Use this 30-60-90 day action plan to build momentum:

– Days 1–30: Gather the last year of bank and card statements; categorize every expense. Draft a zero-based budget that covers essentials, discretionary items, and sinking funds. Set up automation for bills, savings, and your chosen debt payoff method.
– Days 31–60: Establish or top up an emergency reserve to at least six months of essentials. Identify one structural cost to reduce—renegotiate a service, trim subscriptions, or consider downsizing plans. Create a 90-day cash-flow calendar and adopt weekly 15-minute check-ins.
– Days 61–90: Review income sources and set a preliminary withdrawal policy with guardrails. Run a “what-if” on inflation and healthcare increases; adjust category caps. If needed, consult a qualified, fee-only professional for a second opinion.

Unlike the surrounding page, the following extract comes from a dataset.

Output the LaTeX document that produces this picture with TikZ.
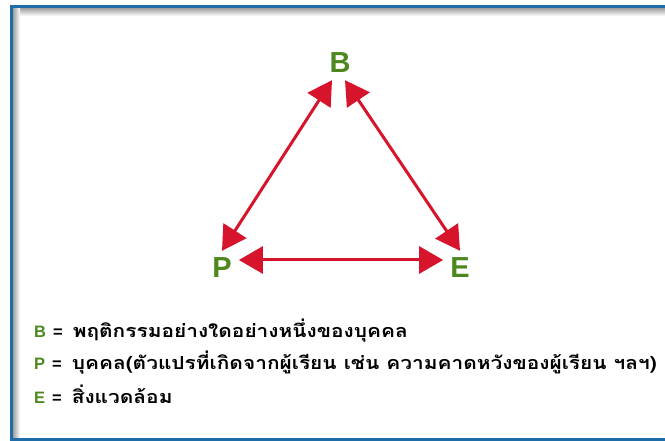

Keep perspective as you refine your plan. Markets will rise and fall; expenses will surprise you; priorities will evolve. Your budget is not a cage—it is a compass. If you protect liquidity, pay down high-cost balances, and align withdrawals with your real-world cash needs, you reduce stress and open space for the experiences that matter most. That is the quiet power of a good retirement plan: fewer financial fires to put out, more time for people and pursuits you cherish, and a path that supports independence for decades to come.